About 35 minutes into the meeting, it was suddenly disrupted after someone in the audience began shouting at the council.
The interruption occurred while City Clerk Huma Ahmed was reading a summary of letters from public commenters regarding the removal of the trees on Robertson Boulevard. The person, whom the Courier was not immediately able to identify, appeared to be upset with the “editorializing” of the public comments. The person appeared to want the comments read in their entirety. Mayor Dr. Julian Gold called for adjournment as the person was escorted from the room.
The meeting also included the announcement of those selected as Team Beverly Hills 2023-2024 members. City Council selected 30 resident members, six for each councilmember, as well as four business members, and Beverly Hills High School selected two student participants. An additional 18 members were selected through a random lottery process.
Resident members selected for the initiative—which nurtures civic and community participation in the city—include Rebecca Starkins, Jonah Nazarian, Allison Geller and Allison Padilla.
Near the close of the meeting, council highlighted the upcoming Innovation’s Day event, which will be held on Oct. 9 at the Wallis Annenberg Bram Goldsmith Theatre.

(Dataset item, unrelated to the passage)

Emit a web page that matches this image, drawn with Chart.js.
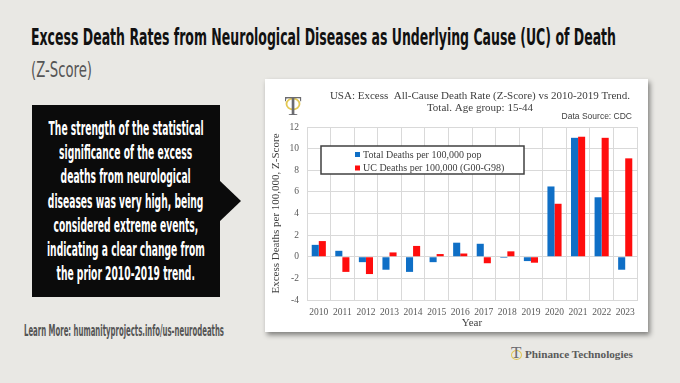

The theme this year is “Workplace Wellness: Strategies to Build Resilience, Beat Burnout, and Accelerate Performance.”
Before adjourning the session, Gold took a moment to acknowledge the memory of a L.A. County Sheriff ’s Department officer who was killed in Palmdale on Sept. 16.
In recognition that California communities continue to face rising crime, the Office of California Gov. Gavin Newsom announced on Sept. 14 it was awarding more than $267 million to 55 cities and counties to increase arrests and prosecutions for organized retail crime. The Beverly Hills Police Department is slated to receive more than $4 million in state funding.
City Council’s next meeting is scheduled for Oct. 3.